All of the entries must be reproduced exactly, with no images carried over.

[START Dataset rows]

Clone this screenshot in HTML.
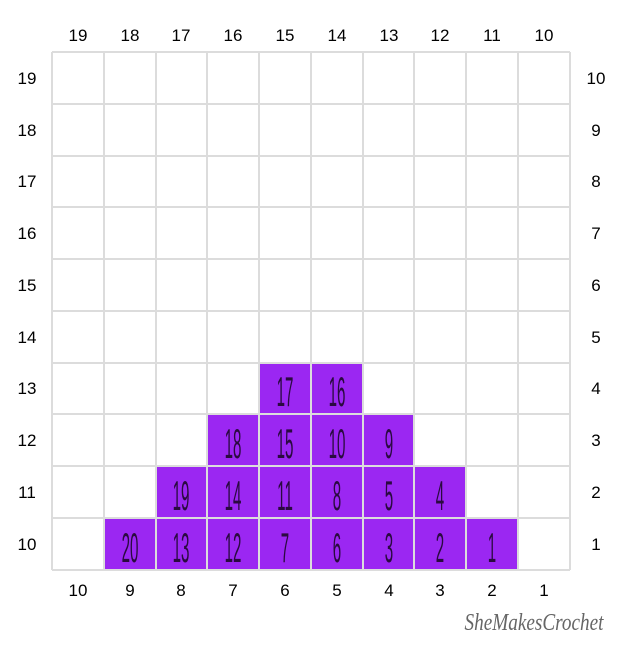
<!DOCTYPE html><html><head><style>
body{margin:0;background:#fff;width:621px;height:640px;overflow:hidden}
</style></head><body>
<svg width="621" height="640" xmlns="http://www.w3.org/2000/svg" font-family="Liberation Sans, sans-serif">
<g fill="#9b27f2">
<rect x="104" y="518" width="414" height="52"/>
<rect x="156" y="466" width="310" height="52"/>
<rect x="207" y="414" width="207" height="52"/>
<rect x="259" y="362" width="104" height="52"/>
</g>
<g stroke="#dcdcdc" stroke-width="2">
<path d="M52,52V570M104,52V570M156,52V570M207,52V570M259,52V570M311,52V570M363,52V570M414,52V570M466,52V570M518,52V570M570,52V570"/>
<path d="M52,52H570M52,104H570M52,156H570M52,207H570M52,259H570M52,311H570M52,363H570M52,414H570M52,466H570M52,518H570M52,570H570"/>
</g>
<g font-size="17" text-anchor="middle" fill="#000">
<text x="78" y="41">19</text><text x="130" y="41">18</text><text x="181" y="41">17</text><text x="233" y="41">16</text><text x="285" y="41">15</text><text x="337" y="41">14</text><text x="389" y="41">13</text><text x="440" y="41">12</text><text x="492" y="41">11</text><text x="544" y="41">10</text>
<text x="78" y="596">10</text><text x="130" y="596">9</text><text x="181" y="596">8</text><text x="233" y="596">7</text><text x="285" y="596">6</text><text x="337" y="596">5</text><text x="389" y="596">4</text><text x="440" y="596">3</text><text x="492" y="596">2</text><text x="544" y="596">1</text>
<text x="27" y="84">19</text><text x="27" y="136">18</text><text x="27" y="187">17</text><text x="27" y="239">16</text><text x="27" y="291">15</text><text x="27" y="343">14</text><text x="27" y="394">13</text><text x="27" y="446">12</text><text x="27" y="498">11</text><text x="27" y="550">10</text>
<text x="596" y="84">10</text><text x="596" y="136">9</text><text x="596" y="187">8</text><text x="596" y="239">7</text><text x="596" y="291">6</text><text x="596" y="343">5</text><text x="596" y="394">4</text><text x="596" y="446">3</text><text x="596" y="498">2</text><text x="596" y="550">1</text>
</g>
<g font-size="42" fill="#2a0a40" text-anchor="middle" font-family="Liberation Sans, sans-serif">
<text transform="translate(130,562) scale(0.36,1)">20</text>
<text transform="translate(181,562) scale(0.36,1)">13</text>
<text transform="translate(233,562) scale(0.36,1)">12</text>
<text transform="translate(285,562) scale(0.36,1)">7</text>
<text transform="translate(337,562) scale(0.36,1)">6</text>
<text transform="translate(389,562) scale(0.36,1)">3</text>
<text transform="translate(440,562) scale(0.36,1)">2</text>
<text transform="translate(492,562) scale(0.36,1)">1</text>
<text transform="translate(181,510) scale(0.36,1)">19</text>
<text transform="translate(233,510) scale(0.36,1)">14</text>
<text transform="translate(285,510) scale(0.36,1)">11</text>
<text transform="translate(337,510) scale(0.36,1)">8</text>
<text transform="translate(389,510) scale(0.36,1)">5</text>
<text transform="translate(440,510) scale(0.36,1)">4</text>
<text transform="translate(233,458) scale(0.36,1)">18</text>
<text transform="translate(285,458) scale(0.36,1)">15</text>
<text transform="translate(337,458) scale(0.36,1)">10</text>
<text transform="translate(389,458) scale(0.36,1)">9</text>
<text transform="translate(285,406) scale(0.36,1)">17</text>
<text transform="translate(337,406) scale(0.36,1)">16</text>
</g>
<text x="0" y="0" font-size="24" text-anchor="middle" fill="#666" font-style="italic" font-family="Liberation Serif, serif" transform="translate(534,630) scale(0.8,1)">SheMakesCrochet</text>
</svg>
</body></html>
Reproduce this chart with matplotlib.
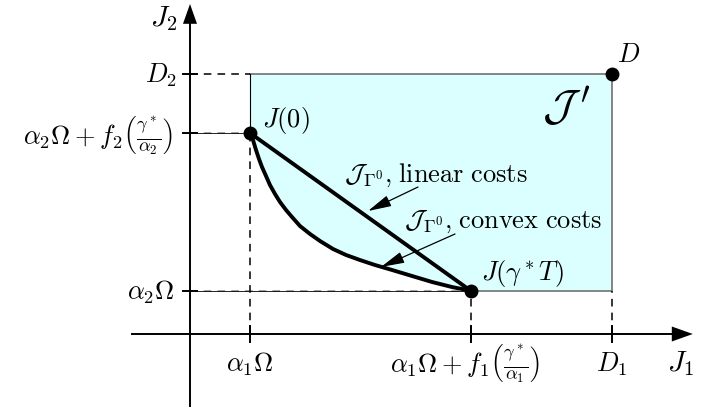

[END Dataset rows]

◆ Exercise result:
Clone this screenshot in HTML.
<!DOCTYPE html><html><head><style>
body{margin:0;background:#fff;width:621px;height:640px;overflow:hidden}
</style></head><body>
<svg width="621" height="640" xmlns="http://www.w3.org/2000/svg" font-family="Liberation Sans, sans-serif">
<g fill="#9b27f2">
<rect x="104" y="518" width="414" height="52"/>
<rect x="156" y="466" width="310" height="52"/>
<rect x="207" y="414" width="207" height="52"/>
<rect x="259" y="362" width="104" height="52"/>
</g>
<g stroke="#dcdcdc" stroke-width="2">
<path d="M52,52V570M104,52V570M156,52V570M207,52V570M259,52V570M311,52V570M363,52V570M414,52V570M466,52V570M518,52V570M570,52V570"/>
<path d="M52,52H570M52,104H570M52,156H570M52,207H570M52,259H570M52,311H570M52,363H570M52,414H570M52,466H570M52,518H570M52,570H570"/>
</g>
<g font-size="17" text-anchor="middle" fill="#000">
<text x="78" y="41">19</text><text x="130" y="41">18</text><text x="181" y="41">17</text><text x="233" y="41">16</text><text x="285" y="41">15</text><text x="337" y="41">14</text><text x="389" y="41">13</text><text x="440" y="41">12</text><text x="492" y="41">11</text><text x="544" y="41">10</text>
<text x="78" y="596">10</text><text x="130" y="596">9</text><text x="181" y="596">8</text><text x="233" y="596">7</text><text x="285" y="596">6</text><text x="337" y="596">5</text><text x="389" y="596">4</text><text x="440" y="596">3</text><text x="492" y="596">2</text><text x="544" y="596">1</text>
<text x="27" y="84">19</text><text x="27" y="136">18</text><text x="27" y="187">17</text><text x="27" y="239">16</text><text x="27" y="291">15</text><text x="27" y="343">14</text><text x="27" y="394">13</text><text x="27" y="446">12</text><text x="27" y="498">11</text><text x="27" y="550">10</text>
<text x="596" y="84">10</text><text x="596" y="136">9</text><text x="596" y="187">8</text><text x="596" y="239">7</text><text x="596" y="291">6</text><text x="596" y="343">5</text><text x="596" y="394">4</text><text x="596" y="446">3</text><text x="596" y="498">2</text><text x="596" y="550">1</text>
</g>
<g font-size="42" fill="#2a0a40" text-anchor="middle" font-family="Liberation Sans, sans-serif">
<text transform="translate(130,562) scale(0.36,1)">20</text>
<text transform="translate(181,562) scale(0.36,1)">13</text>
<text transform="translate(233,562) scale(0.36,1)">12</text>
<text transform="translate(285,562) scale(0.36,1)">7</text>
<text transform="translate(337,562) scale(0.36,1)">6</text>
<text transform="translate(389,562) scale(0.36,1)">3</text>
<text transform="translate(440,562) scale(0.36,1)">2</text>
<text transform="translate(492,562) scale(0.36,1)">1</text>
<text transform="translate(181,510) scale(0.36,1)">19</text>
<text transform="translate(233,510) scale(0.36,1)">14</text>
<text transform="translate(285,510) scale(0.36,1)">11</text>
<text transform="translate(337,510) scale(0.36,1)">8</text>
<text transform="translate(389,510) scale(0.36,1)">5</text>
<text transform="translate(440,510) scale(0.36,1)">4</text>
<text transform="translate(233,458) scale(0.36,1)">18</text>
<text transform="translate(285,458) scale(0.36,1)">15</text>
<text transform="translate(337,458) scale(0.36,1)">10</text>
<text transform="translate(389,458) scale(0.36,1)">9</text>
<text transform="translate(285,406) scale(0.36,1)">17</text>
<text transform="translate(337,406) scale(0.36,1)">16</text>
</g>
<text x="0" y="0" font-size="24" text-anchor="middle" fill="#666" font-style="italic" font-family="Liberation Serif, serif" transform="translate(534,630) scale(0.8,1)">SheMakesCrochet</text>
</svg>
</body></html>
Reproduce this chart with matplotlib.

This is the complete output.